In the tumultuous age of adolescence, every waking minute can feel like a catastrophe. For middle schoolers, growing out of the innocence of childhood and into the uncertainty of young adulthood, bubbling emotions can easily lead to frustration and pessimism.
Theatre professor Phillip Church wants youths to channel these brooding feelings and unlock their inner artists. Through the craft of poetry, students from 13 schools across the county had just such a chance.
The initiative, known as the Emily Project, after 19 th-century American poet Emily Dickinson, is an opportunity to positively influence youngsters as they navigate a new chapter in their lives, often against a backdrop of social and political divisions.
In an era when people live tangled up in the latest trends and technologies, and news scandals run by the minute, Church believes the right example could make the difference in how young people see the world.
“We thought: Wouldn’t it be neat if the poems that these children write weren’t stamped with negativity or cynicism and anger,” he says, “but actually led them to explore themes and issues that would open them up to deeper things inside themselves and connect them to mindfulness and compassion?”
Church says Dickinson’s writing is the perfect medium to convey optimism and resilience to students, themes she weaved throughout the nearly 1,800 poems she wrote before her posthumous success. “How powerful that is,” says Church, “that you can write that amount of poems and yet none of them are cynical or full of bitterness.”
Read poems by middle schoolers
Award-winning poet Denise Duhamel, a professor in the Creative Writing Program, agrees there is value in teaching self-awareness through self-expression to pre- and young teens.
“Poetry is about speaking the unspeakable, illuminating fear and desire that we normally suppress in polite society,” she says.

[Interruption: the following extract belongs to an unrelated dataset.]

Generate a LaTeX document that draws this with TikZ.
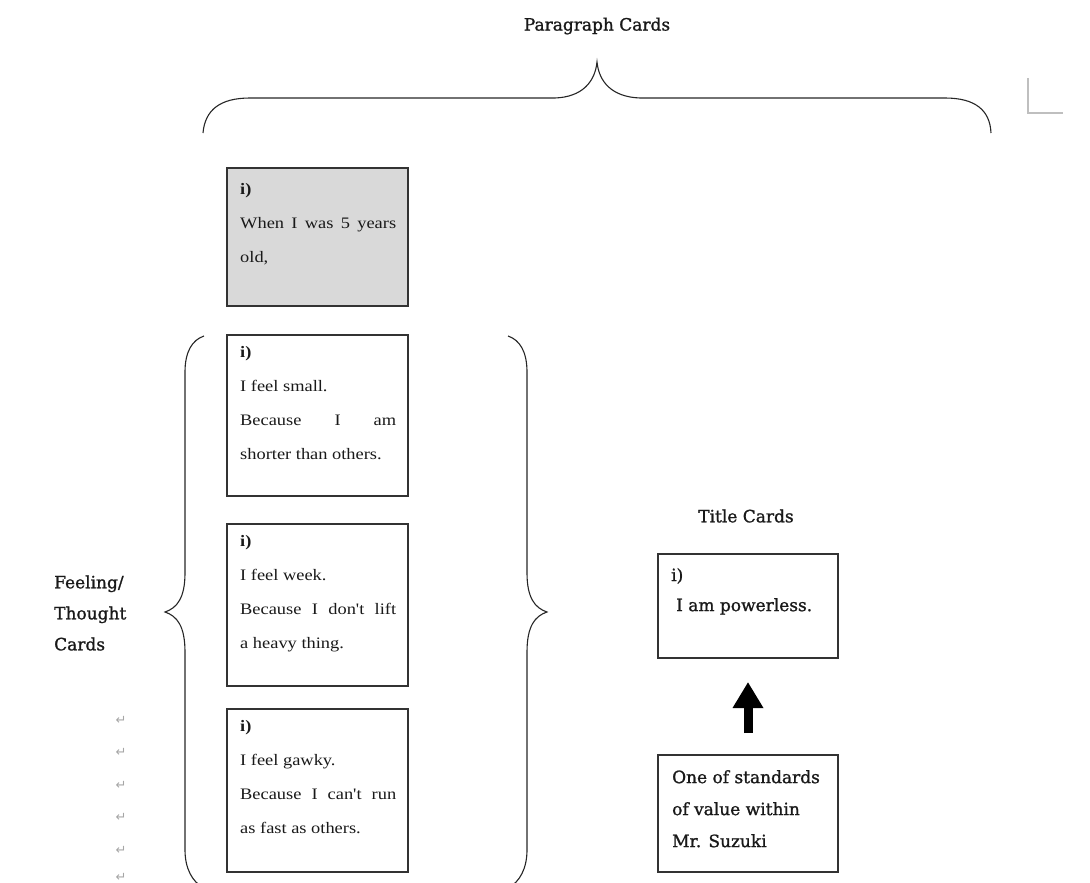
\documentclass[tikz,border=0pt]{standalone}
\usepackage{fontspec}
\setmainfont{DejaVu Serif}
\newfontfamily\headfont[FakeBold=1.2]{DejaVu Serif}
\newfontfamily\cardfont[FakeStretch=1.15]{Liberation Serif}
\newfontfamily\symfont{DejaVu Sans}
\usetikzlibrary{arrows.meta}
\tikzset{
  card/.style={draw=black!80, line width=1.3pt, inner sep=0pt, outer sep=0pt, minimum width=181pt, anchor=north west},
  cardtext/.style={anchor=north west, inner sep=0pt, align=left, text=black!90, font=\cardfont\fontsize{16}{34}\selectfont},
  heading/.style={inner sep=0pt, text=black!90, align=left, font=\headfont\fontsize{17}{31}\selectfont},
  brace/.style={draw=black!85, line width=1.1pt},
  bigarrow/.style={draw=black, line width=9pt, -{Triangle[width=29pt,length=26pt]}},
  retmark/.style={inner sep=0pt, text=black!35, font=\symfont\fontsize{13}{14}\selectfont},
}
\begin{document}
\begin{tikzpicture}[x=1pt,y=-1pt]
\useasboundingbox (0,0) rectangle (1090,883);
\clip (0,0) rectangle (1090,883);

% headings
\node[heading, anchor=center] (ph) at (597,26) {Paragraph Cards};
\node[heading, anchor=center] (th) at (746,516) {Title Cards};
\node[heading, anchor=west] (fh) at (54,613) {Feeling/\\Thought\\Cards};

% top brace
\draw[brace] (203,133) .. controls (205,110) and (220,98) .. (250,98) -- (555,98)
  .. controls (582,97) and (595,82) .. (597,62)
  .. controls (599,82) and (612,97) .. (640,98) -- (945,98)
  .. controls (975,98) and (990,110) .. (991,133);

% corner mark
\draw[black!25, line width=1.2pt] (1028,78) -- (1028,113) -- (1063,113);

% left brace
\draw[brace] (204,336) .. controls (192,340) and (185,352) .. (185,372) -- (185,573)
  .. controls (185,598) and (177,608) .. (165,612)
  .. controls (177,616) and (185,626) .. (185,652) -- (185,850)
  .. controls (185,868) and (192,882) .. (204,888);
% right brace
\draw[brace] (508,336) .. controls (520,340) and (527,352) .. (527,372) -- (527,573)
  .. controls (527,598) and (535,608) .. (547,612)
  .. controls (535,616) and (527,626) .. (527,652) -- (527,850)
  .. controls (527,868) and (520,882) .. (508,888);

% paragraph card
\node[card, fill=black!15, minimum height=138pt] (c1) at (227,168) {};
\node[cardtext] (t1) at ([shift={(13,15)}]c1.north west)
  {\textbf{i)}\\\makebox[156pt][s]{When I was 5 years}\\old,};

% feeling / thought cards
\node[card, minimum height=161pt] (c2) at (227,335) {};
\node[cardtext] (t2) at ([shift={(13,11)}]c2.north west)
  {\textbf{i)}\\I feel small.\\\makebox[156pt][s]{Because I am}\\shorter than others.};

\node[card, minimum height=162pt] (c3) at (227,524) {};
\node[cardtext] (t3) at ([shift={(13,11)}]c3.north west)
  {\textbf{i)}\\I feel week.\\\makebox[156pt][s]{Because I don't lift}\\a heavy thing.};

\node[card, minimum height=163pt] (c4) at (227,709) {};
\node[cardtext] (t4) at ([shift={(13,11)}]c4.north west)
  {\textbf{i)}\\I feel gawky.\\\makebox[156pt][s]{Because I can't run}\\as fast as others.};

% return marks
\foreach \i/\yy in {1/720,2/752,3/785,4/817,5/850,6/877}
  \node[retmark] (r\i) at (121,\yy) {↵};

% title card
\node[card, minimum width=180pt, minimum height=104pt] (tc) at (658,554) {};
\node[heading, anchor=north west, font=\headfont\fontsize{17}{30}\selectfont] (tt) at ([shift={(13,14)}]tc.north west)
  {i)\\\hspace{5pt}I am powerless.};

% standards box
\node[card, minimum width=180pt, minimum height=117pt] (sb) at (658,755) {};
\node[heading, anchor=north west, font=\headfont\fontsize{17}{32}\selectfont] (st) at ([shift={(14,15)}]sb.north west)
  {One of standards\\of value within\\Mr. Suzuki};

% arrow
\draw[bigarrow, shorten <=22pt, shorten >=24pt] (sb.north) -- (tc.south);
\end{tikzpicture}
\end{document}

Alongside poets Richard Blanco ’91, MFA ’97 and fiction writer Ana Menéndez ’92, Duhamel helped select the more than a dozen poems—from the 120 submitted—that were read aloud on stage at the Dickinson Young Poets Festival closing ceremony.
To guide the adolescents’ writing, three theater students (Athena Watkins, Carlos Jara and Juan Guitierrez) and an alumna (Erynn Chapman BFA ’18) paired off to run workshops in local schools. Dressed as Dickinson and her brother Austin, they led memory and rhyming games intended to inspire the schoolchildren and awaken their creativity before encouraging them to write poems of six words, then 12 words and, eventually, 14 lines, the required length for submission.

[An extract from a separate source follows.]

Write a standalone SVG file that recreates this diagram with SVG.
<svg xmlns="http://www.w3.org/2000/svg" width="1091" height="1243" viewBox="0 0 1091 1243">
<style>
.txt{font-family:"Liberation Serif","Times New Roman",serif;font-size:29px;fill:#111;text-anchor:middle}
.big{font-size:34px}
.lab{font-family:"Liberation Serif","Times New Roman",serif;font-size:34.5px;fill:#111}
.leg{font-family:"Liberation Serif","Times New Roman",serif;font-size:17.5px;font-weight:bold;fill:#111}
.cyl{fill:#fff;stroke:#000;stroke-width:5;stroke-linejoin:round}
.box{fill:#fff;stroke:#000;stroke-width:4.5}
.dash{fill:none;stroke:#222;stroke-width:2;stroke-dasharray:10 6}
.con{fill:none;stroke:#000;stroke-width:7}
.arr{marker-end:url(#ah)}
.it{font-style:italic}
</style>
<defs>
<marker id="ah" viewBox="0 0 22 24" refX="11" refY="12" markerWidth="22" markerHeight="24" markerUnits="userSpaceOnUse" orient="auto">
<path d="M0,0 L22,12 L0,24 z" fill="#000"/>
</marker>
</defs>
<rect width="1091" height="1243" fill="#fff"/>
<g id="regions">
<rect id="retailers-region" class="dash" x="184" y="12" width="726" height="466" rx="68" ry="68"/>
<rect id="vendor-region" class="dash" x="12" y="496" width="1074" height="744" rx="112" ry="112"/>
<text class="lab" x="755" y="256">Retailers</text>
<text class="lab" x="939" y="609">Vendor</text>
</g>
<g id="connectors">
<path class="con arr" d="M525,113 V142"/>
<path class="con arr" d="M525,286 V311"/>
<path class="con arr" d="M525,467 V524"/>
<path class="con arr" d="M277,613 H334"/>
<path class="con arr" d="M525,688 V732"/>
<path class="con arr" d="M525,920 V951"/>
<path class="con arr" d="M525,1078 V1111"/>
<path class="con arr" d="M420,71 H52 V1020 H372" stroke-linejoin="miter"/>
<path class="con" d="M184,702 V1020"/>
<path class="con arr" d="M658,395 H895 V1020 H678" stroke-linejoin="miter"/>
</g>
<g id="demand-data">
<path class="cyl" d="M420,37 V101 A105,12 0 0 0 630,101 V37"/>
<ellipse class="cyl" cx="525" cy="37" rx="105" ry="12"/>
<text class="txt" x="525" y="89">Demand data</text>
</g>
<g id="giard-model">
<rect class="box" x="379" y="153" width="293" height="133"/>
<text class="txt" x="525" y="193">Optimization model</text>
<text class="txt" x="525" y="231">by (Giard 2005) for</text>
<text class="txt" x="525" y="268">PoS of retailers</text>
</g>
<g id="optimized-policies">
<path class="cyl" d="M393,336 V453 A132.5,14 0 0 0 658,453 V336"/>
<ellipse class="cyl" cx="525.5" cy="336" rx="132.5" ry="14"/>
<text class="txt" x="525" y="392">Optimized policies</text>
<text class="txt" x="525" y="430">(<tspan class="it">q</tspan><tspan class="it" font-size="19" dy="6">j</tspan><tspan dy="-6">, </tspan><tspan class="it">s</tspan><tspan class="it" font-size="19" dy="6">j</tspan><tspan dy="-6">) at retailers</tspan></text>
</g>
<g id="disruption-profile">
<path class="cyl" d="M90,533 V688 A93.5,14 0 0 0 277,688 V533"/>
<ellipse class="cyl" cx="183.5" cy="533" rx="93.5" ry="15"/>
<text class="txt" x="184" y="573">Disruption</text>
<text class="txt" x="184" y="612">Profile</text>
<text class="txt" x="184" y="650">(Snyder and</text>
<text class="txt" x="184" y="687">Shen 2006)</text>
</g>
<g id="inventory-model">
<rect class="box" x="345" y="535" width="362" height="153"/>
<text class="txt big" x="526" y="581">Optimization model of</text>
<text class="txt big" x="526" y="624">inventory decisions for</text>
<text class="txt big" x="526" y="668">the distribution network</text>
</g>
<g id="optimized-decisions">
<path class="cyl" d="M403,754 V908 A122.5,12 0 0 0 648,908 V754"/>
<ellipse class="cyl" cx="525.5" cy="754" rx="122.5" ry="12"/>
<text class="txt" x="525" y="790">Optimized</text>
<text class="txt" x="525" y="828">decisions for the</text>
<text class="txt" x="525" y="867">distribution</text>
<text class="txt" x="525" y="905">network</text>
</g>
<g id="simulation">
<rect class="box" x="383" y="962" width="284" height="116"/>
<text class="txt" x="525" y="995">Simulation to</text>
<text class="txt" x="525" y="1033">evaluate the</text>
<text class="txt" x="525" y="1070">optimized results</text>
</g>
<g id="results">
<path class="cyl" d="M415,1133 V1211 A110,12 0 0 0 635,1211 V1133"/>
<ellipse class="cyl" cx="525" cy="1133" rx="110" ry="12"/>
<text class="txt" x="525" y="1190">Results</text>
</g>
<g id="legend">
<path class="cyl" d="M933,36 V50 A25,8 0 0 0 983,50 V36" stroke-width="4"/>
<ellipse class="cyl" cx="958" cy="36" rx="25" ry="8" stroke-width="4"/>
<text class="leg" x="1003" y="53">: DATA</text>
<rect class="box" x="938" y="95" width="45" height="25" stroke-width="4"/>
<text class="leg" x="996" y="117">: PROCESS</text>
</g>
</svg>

The compositions had to be based on themes of “truth,” “trust” and “friendship,” and the exercises resulted in a quality of works that MFA student Athena Watkins called “astonishing” and proved the value of poetry-writing in anyone’s life. Watkins, alongside Erynn Chapman BFA ’18 and students Carlos Jara and Juan Gutierrez, played two pairs of Emily and Austin Dickinson.
“The kids were so responsive,” she says. “They saw that poetry isn’t just this archaic, stiff thing that has to have all these rules, but it is whatever you want it to be and can be about your own experience.”

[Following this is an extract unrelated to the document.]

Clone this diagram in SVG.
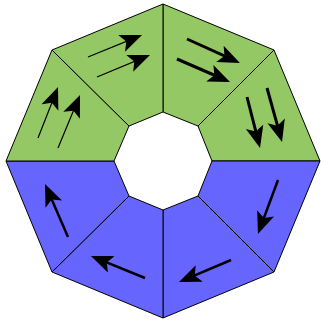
<svg xmlns="http://www.w3.org/2000/svg" width="321" height="322" viewBox="0 0 321 322">
<style>
.g{fill:#94C864;stroke:#000;stroke-width:1;stroke-linejoin:miter}
.b{fill:#6666FF;stroke:#000;stroke-width:1;stroke-linejoin:miter}
.a{stroke:#000;fill:none;marker-end:url(#ah)}
</style>
<defs>
<marker id="ah" markerUnits="userSpaceOnUse" markerWidth="24" markerHeight="19" refX="17" refY="9" orient="auto" viewBox="0 0 24 19">
<path d="M0,0 L22,9 L0,18 L5,9 z" fill="#000"/>
</marker>
</defs>
<rect width="321" height="322" fill="#fff"/>
<g id="seg-top-right"><polygon class="g" points="163,4 274,50 198,126 163,112"/></g>
<g id="seg-right-upper"><polygon class="g" points="274,50 320,161 212,161 198,126"/></g>
<g id="seg-right-lower"><polygon class="b" points="320,161 274,272 198,196 212,161"/></g>
<g id="seg-bottom-right"><polygon class="b" points="274,272 163,318 163,210 198,196"/></g>
<g id="seg-bottom-left"><polygon class="b" points="163,318 52,272 129,196 163,210"/></g>
<g id="seg-left-lower"><polygon class="b" points="52,272 6,161 114,161 129,196"/></g>
<g id="seg-left-upper"><polygon class="g" points="6,161 52,50 129,126 114,161"/></g>
<g id="seg-top-left"><polygon class="g" points="52,50 163,4 163,112 129,126"/></g>
<g id="connectors">
<line class="a" stroke-width="3" x1="187" y1="39" x2="235.4" y2="60.9"/>
<line class="a" stroke-width="3" x1="177" y1="59" x2="225.4" y2="80"/>
<line class="a" stroke-width="3" x1="247" y1="97" x2="258.8" y2="143.2"/>
<line class="a" stroke-width="3" x1="267" y1="88" x2="280.7" y2="137.2"/>
<line class="a" stroke-width="2.5" x1="278" y1="180" x2="259.7" y2="229.3"/>
<line class="a" stroke-width="2.5" x1="231" y1="260" x2="183.6" y2="280.1"/>
<line class="a" stroke-width="2.5" x1="145" y1="278" x2="95.6" y2="257.9"/>
<line class="a" stroke-width="2.5" x1="68" y1="237" x2="47" y2="188.6"/>
<line class="a" stroke-width="1.2" x1="38" y1="138" x2="56.2" y2="91.7"/>
<line class="a" stroke-width="1.2" x1="58" y1="148" x2="78.1" y2="99.6"/>
<line class="a" stroke-width="1.2" x1="88" y1="57" x2="137.4" y2="36.9"/>
<line class="a" stroke-width="1.2" x1="97" y1="77" x2="145.4" y2="56.9"/>
</g>
</svg>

Eighth-grader Anaya Johnson delighted in the challenge of both writing and interpreting poetry, likening it to a puzzle. Her poem, “The Dreamer’s World,” is about “the mystical world of a Pisces,” her star sign, she said, explaining that the water creatures “hide in the safety of their minds and imaginations.” Her mother welcomed Anaya’s newfound interest by buying her a journal to continue writing.
Seventh-grader Kaylee Diaz now loves sharing her work with her very receptive family. “I feel like I am a happier person because of it.”
Church, at the university for nearly 40 years, says “the joy of writing,” as he puts it, will help students find their voices. And its practice will keep them from feeling lost during dire times at a crucial point in their lives.
At top: A student reads her poem aloud as part of the Dickinson Young Poets Festival ceremony, the conclusion of the initiative organized by Phillip Church and supported by the Miami-Dade County Cultural Affairs Council.
"The Belle of Amherst" by William Luce was another component of The Emily Project. Directed by Church, the production was meant to spread Dickinson’s wisdom across the South Florida community. Nicole Quintana ’01 starred in the one-woman show about Dickinson’s life as a struggling poet, whose unconventional writing was ahead of her time. The show’s five free dates were scattered across public venues like the Women’s Club of Homestead and the Coral Gables Congregational Church.
What if Works, a production company of which Church is director, put on the play. The company offers internships to students and paid positions to alumni.